1948 Palestinian expulsion and flight
In 1948, more than 700000 Palestinian Arabs – about half of prewar Mandatory Palestine's Arab population – fled from their homes or were expelled by Zionist militias and, later, the Israeli army during the 1948 Palestine war, following the Partition Plan for Palestine. The expulsion and flight was a central component of the fracturing, dispossession, and displacement of Palestinian society, known as the Nakba. Dozens of massacres were conducted by Israeli military forces and between 400 and 600 Palestinian villages were destroyed. Village wells were poisoned in a biological warfare programme and properties were looted to prevent Palestinian refugees from returning. Other sites were subject to Hebraization of Palestinian place names. These activities were not necessarily limited to the year 1948.

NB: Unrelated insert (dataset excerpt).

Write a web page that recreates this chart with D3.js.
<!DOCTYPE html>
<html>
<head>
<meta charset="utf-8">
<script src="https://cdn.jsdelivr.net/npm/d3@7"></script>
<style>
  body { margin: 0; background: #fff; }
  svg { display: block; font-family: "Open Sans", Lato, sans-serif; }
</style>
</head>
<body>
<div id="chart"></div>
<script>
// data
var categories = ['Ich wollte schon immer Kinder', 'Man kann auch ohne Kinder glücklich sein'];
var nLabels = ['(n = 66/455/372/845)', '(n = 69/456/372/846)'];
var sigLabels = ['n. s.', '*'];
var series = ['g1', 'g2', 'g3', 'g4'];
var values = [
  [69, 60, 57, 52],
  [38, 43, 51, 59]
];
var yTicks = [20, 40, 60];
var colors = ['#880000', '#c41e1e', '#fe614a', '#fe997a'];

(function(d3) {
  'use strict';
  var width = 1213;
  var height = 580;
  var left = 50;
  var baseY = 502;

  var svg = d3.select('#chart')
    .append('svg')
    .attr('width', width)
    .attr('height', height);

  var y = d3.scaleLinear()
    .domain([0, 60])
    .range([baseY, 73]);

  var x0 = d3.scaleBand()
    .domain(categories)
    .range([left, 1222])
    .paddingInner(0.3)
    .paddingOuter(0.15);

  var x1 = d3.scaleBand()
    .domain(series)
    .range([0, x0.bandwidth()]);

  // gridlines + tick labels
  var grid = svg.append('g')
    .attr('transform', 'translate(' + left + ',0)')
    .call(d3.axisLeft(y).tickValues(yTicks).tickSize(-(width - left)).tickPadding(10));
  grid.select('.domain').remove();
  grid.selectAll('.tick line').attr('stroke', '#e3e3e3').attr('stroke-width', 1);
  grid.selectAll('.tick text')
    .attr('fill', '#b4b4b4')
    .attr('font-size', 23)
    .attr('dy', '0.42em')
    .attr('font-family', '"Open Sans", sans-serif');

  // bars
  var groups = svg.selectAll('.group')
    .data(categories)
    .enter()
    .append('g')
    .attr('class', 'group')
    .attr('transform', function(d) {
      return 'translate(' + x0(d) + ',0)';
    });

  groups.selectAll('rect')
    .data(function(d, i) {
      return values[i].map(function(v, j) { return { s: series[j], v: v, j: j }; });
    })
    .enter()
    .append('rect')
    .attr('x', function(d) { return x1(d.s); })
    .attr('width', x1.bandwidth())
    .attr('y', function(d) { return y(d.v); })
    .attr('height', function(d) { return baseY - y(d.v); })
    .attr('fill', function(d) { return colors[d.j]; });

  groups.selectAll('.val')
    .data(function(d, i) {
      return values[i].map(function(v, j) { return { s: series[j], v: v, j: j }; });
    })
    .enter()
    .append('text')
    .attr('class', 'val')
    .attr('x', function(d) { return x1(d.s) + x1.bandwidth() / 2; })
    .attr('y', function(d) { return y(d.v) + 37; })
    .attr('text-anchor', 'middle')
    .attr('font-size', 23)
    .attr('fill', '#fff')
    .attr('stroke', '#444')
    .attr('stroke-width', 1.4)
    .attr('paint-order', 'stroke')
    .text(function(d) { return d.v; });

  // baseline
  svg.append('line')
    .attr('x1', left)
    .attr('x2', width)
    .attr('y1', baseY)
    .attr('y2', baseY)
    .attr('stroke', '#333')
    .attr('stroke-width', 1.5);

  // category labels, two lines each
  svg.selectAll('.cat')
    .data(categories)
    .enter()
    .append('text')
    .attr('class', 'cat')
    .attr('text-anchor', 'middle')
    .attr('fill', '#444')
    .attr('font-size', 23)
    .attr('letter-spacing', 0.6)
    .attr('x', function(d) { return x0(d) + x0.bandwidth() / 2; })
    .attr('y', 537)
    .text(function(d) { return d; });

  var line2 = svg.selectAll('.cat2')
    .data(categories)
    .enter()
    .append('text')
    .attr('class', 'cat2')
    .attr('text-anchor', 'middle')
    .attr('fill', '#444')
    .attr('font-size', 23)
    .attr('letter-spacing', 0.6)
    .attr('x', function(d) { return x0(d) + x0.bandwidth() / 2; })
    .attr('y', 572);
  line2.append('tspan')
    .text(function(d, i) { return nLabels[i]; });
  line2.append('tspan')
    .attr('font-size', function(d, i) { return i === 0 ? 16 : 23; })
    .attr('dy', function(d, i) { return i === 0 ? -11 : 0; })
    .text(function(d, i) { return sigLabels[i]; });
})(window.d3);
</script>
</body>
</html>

The precise number of Palestinian refugees, many of whom settled in Palestinian refugee camps in neighboring states, is a matter of dispute. Around 80 percent of the Arab inhabitants of what became Israel (half of the Arab total population of Mandatory Palestine) left or were expelled from their homes. About 250000–300000 Palestinians fled or were expelled during the 1947–1948 civil war in Mandatory Palestine, before the Israeli Declaration of Independence in May 1948, a fact which was named as a casus belli for the entry of the Arab League into the country, sparking the 1948 Arab–Israeli War.
The causes of the 1948 Palestinian exodus are also a subject of fundamental disagreement among historians. Factors involved in the exodus include Jewish military advances, destruction of Arab villages, psychological warfare, fears of another massacre by Zionist militias after the Deir Yassin massacre,: 239–240 which caused many to leave out of panic, direct expulsion orders by Israeli authorities, the demoralizing impact of wealthier classes fleeing, the typhus epidemic in some areas caused by Israeli well-poisoning, collapse in Palestinian leadership and Arab evacuation orders, and a disinclination to live under Jewish control.

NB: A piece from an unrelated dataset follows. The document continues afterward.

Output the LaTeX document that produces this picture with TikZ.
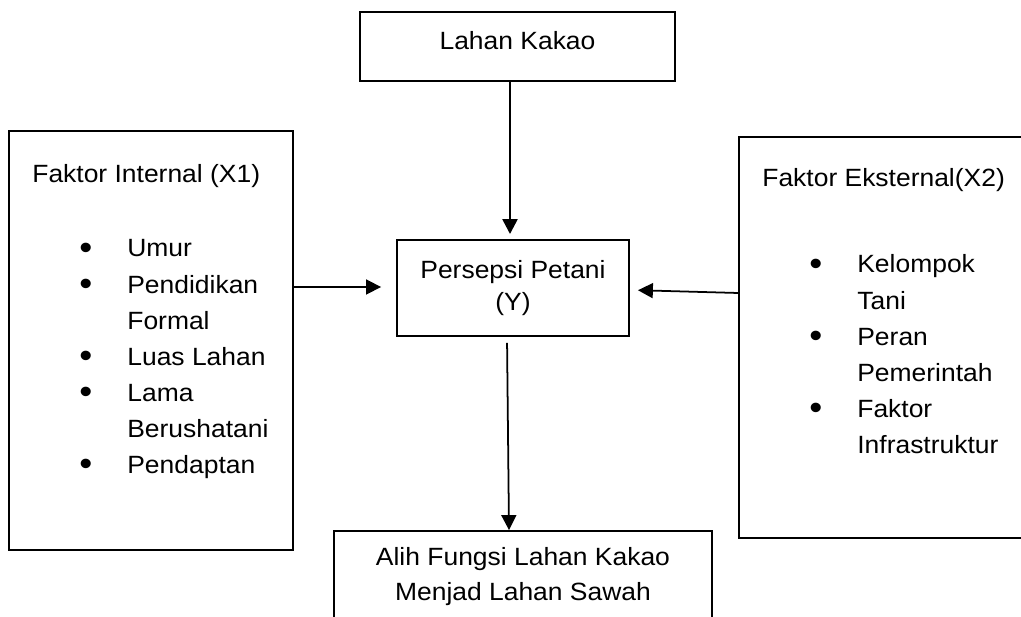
\documentclass[tikz,border=0pt]{standalone}
\usepackage{fontspec}
\usepackage{graphicx}
\setmainfont{Liberation Sans}[FakeStretch=1.06]
\usetikzlibrary{arrows.meta,positioning,calc}
\newcommand{\itm}{\raisebox{-1.6pt}{\scalebox{1.4}{\textbullet}}}

\begin{document}
\begin{tikzpicture}[x=0.02cm, y=-0.02cm, >={Triangle[length=8.5pt,width=8.5pt]},
    font=\fontsize{14.2}{19.5}\selectfont,
    box/.style={draw, line width=1.1pt, inner sep=0pt, align=center},
    list/.style={anchor=base west, inner sep=0pt, font=\fontsize{14.2}{20.5}\selectfont},
    title/.style={anchor=base west, inner sep=0pt},
    arr/.style={->, line width=1pt}]
  \useasboundingbox (0,0) rectangle (1021,617);
  \clip (0,0) rectangle (1021,617);
  \node[box, minimum width=6.3cm, minimum height=1.38cm, text depth=0.26cm] (kakao) at (517.5,46.5) {Lahan Kakao};
  \node[box, minimum width=4.64cm, minimum height=1.92cm] (persepsi) at (513,288) {Persepsi Petani\\[-0.8pt](Y)};
  \node[box, minimum width=7.56cm, minimum height=1.82cm] (alih) at (523,576.5)
       {Alih Fungsi Lahan Kakao\\Menjad Lahan Sawah};
  % the two factor boxes
  \node[box, minimum width=5.68cm, minimum height=8.38cm] (internal) at (151,340.5) {};
  \node[box, minimum width=6.42cm, minimum height=8.02cm] (eksternal) at (899.5,337.5) {};
  \node[title] (internal-title) at (32,183) {Faktor Internal (X1)};
  \node[title] (eksternal-title) at (762,187) {Faktor Eksternal(X2)};
  \node[list] (internal-list) at (79,257) {\begin{tabular}[t]{@{}p{0.96cm}@{}l@{}}
      \itm & Umur\\ \itm & Pendidikan\\ & Formal\\ \itm & Luas Lahan\\
      \itm & Lama\\ & Berushatani\\ \itm & Pendaptan\end{tabular}};
  \node[list] (eksternal-list) at (809,273) {\begin{tabular}[t]{@{}p{0.96cm}@{}l@{}}
      \itm & Kelompok\\ & Tani\\ \itm & Peran\\ & Pemerintah\\
      \itm & Faktor\\ & Infrastruktur\end{tabular}};
  \draw[arr, line width=1.4pt, shorten >=0.1cm] (510,0 |- kakao.south) -- (510,0 |- persepsi.north);
  \draw[arr, shorten >=0.3cm] (internal.east |- 0,287) -- (persepsi.west |- 0,287);
  \draw[arr, shorten >=0.16cm] (eksternal.west |- 0,293) -- (persepsi.east |- 0,290);
  \draw[arr, shorten <=0.12cm] (persepsi.south -| 507,0) -- (alih.north -| 509,0);
\end{tikzpicture}
\end{document}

Later, a series of land and property laws passed by the first Israeli government prevented Arabs who had left from returning to their homes or claiming their property. They and many of their descendants remain refugees. The expulsion of the Palestinians has since been described by some historians as ethnic cleansing, while others dispute this charge. Nevertheless, the existence of the so-called Law of Return allowing for immigration and naturalization of any Jewish person and their family to Israel, while a Palestinian right of return has been denied, has been cited as an evidence for the charge that Israel practices apartheid.
The status of the refugees, and in particular whether Israel will allow them the right to return to their homes, or compensate them, are key issues in the ongoing Israeli–Palestinian conflict. The events of 1948 are commemorated by Palestinians both in the Palestinian territories and elsewhere on 15 May, a date known as Nakba Day.